Additive Color Process—Also called “RGB.” A color generation process used in video that combines red, green, and blue to make all colors. All three colors (red, green, and blue) at 100% combine to make white on a video screen; the absence of all three colors (0%) makes black. Also see "Subtractive color process."
Adjacent-Channel Selectivity—Tuner specification that describes a tuner’s ability to reject radio stations adjacent to the desired station.
Adobe RGB—A color space specification developed by Adobe® Systems, Inc., offering a wider color gamut than sRGB. Adobe RGB is supported in Photoshop® and other Adobe software, as well as some digital cameras, printers, scanners, and displays.
ADSL-Asymmetrical Digital Subscriber Line—One of a number of DSL technologies, and the most common one. ADSL is designed to deliver more bandwidth downstream (from the central office to the customer site) than upstream.
ADSP™-Advanced Digital Sync Processing™—Using sync processing to allow centering control (H-shift or V-shift) can create problems with some display devices because of the sync delay. This means the digital projector user may have to choose between a stable sync and centering control. Extron's ADSP restores the original sync timing relationship for a stable sync signal while allowing centering control.
ADTV-Advanced Definition Television—An early HDTV system proposed by the Advanced Television Research Consortium in 1992. Now superseded by US HDTV standards.
Aerial Cables—Optical fiber cables designed for outdoor installations on aerial supporting structures such as poles. They are specifically designed to withstand adverse conditions such as wind and ice loading, pollution, UV radiation, thermal cycling, stress, and aging.
AES-Advanced Encryption Standard—A data encryption standard adopted by the US Government and approved by the National Security Agency for top secret information. DCP, LLP, the licensing agency for HDCP, has adopted AES 128 encryption for the new HDCP 2.0 standard.
AES/EBU-Audio Engineering Society/European Broadcasting Union—A digital audio transfer standard.
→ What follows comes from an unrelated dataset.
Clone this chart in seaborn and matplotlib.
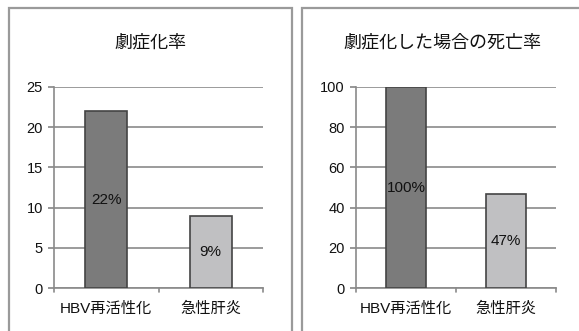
import pandas as pd
import seaborn as sns
import matplotlib.pyplot as plt
from matplotlib.patches import Rectangle

sns.set_theme(style="white")
plt.rcParams['font.family'] = ['Liberation Sans', 'Noto Sans CJK JP', 'DejaVu Sans']

# データ
categories = ['HBV再活性化', '急性肝炎']
fulminant_rate = [22, 9]
death_rate = [100, 47]
titles = ['劇症化率', '劇症化した場合の死亡率']
ymax = [25, 100]
ystep = [5, 20]

bar_colors = ['#7b7b7b', '#c0c0c2']
W, H = 579, 331

fig = plt.figure(figsize=(W / 100, H / 100), dpi=100)

# パネル枠
fig.patches.append(Rectangle((9 / W, -0.05), (292 - 9) / W, 1.05 - 8 / H,
                             transform=fig.transFigure, fill=False,
                             edgecolor='#9a9a9a', linewidth=1.6))
fig.patches.append(Rectangle((302 / W, -0.05), 0.5, 1.05 - 8 / H,
                             transform=fig.transFigure, fill=False,
                             edgecolor='#9a9a9a', linewidth=1.6))

axes_px = [(54, 263), (356, 556)]
title_x = [150, 442]

for i, vals in enumerate([fulminant_rate, death_rate]):
    x0, x1 = axes_px[i]
    ax = fig.add_axes([x0 / W, (H - 288) / H, (x1 - x0) / W, (288 - 87) / H])
    df = pd.DataFrame({'cat': categories, 'val': vals})
    sns.barplot(data=df, x='cat', y='val', hue='cat', palette=bar_colors,
                width=0.4, edgecolor='#444444', linewidth=1.2,
                legend=False, ax=ax, zorder=3)
    ax.set_ylim(0, ymax[i])
    ax.set_xlim(-0.5, 1.5)
    ax.set_yticks(range(0, ymax[i] + 1, ystep[i]))
    ax.set_xlabel('')
    ax.set_ylabel('')
    ax.yaxis.grid(True, color='#8a8a8a', linewidth=1.2, zorder=0)
    ax.set_axisbelow(True)
    for s in ['top', 'right']:
        ax.spines[s].set_visible(False)
    for s in ['left', 'bottom']:
        ax.spines[s].set_color('#8a8a8a')
        ax.spines[s].set_linewidth(1.2)
    ax.tick_params(axis='y', labelsize=10.5, length=4, color='#8a8a8a',
                   left=True, pad=4, labelcolor='#111111')
    ax.tick_params(axis='x', labelsize=11, length=0, pad=10,
                   labelcolor='#111111')
    # x軸の区切り目盛
    for xb in [-0.5, 0.5, 1.5]:
        ax.plot([xb, xb], [0, -0.02 * ymax[i]], color='#8a8a8a',
                linewidth=1.2, clip_on=False)
    for j, v in enumerate(vals):
        ax.text(j, v / 2, f'{v}%', ha='center', va='center', fontsize=11,
                color='#111111', zorder=4)
    fig.text(title_x[i] / W, 1 - 43 / H, titles[i], ha='center', va='center',
             fontsize=13, color='#111111')

fig.savefig('out.png', dpi=100)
The AES and EBU developed the specifications for the standard. The AES/EBU digital interface is usually implemented using 3-pin XLR connectors, the same type of connector used in a professional microphone. One cable carries both left- and right-channel audio data to the receiving device. Also see "AES3."
AES3—A digital audio standard defined by the Audio Engineering Society. The standard specifies several basic physical interconnections between devices.
AFL™-Accu-RATE Frame Lock™—Extron's patented method of eliminating image tearing which is associated with scaling, especially when motion video is involved, and occurs when the input frame rate is slower or faster than the output frame rate and part of the old frame and part of the new frame are displayed at the same time during a refresh cycle. Extron Accu-RATE Frame Lock sets and locks the output frame rate to the input frame rate of a designated input and produces a tear-free output in a seamless switching system.
AGC-Automatic Gain Control—A circuit used to automatically control the level of the recorded or transmitted signal. It is sometimes called Automatic Level Control (ALC), or Automatic Volume Control (AVC).
Air Blown Fiber-ABF—Optical fiber installed through special tube cables by means of using pressurized air or nitrogen to "blow" bundles of fibers through individual tubes within the cable. Tube cables are usually preinstalled at the premises before installation of air blown fiber.
Air Polish—In fiber optics, this is the first step in polishing the connector using special fine grit film, after the fiber has been cleaved.
Alarm Camera Scanner—An electronic device, mainly used in security installations, where several video cameras positioned in different locations on the premises, scan automatically, and are viewed one after the other on one monitor. When an intrusion occurs in the field-of-view of one of the cameras, a special alarm signal is sent to the scanner instantly activating the particular camera in question. It usually triggers an additional alarm device drawing attention to the event. Sophisticated scanners have internal microprocessor control, allowing them to skip or analyze every scanned source, as well as activating, when necessary, a special device, which relays a suspicious camera image to a remote location for monitoring via a telephone line.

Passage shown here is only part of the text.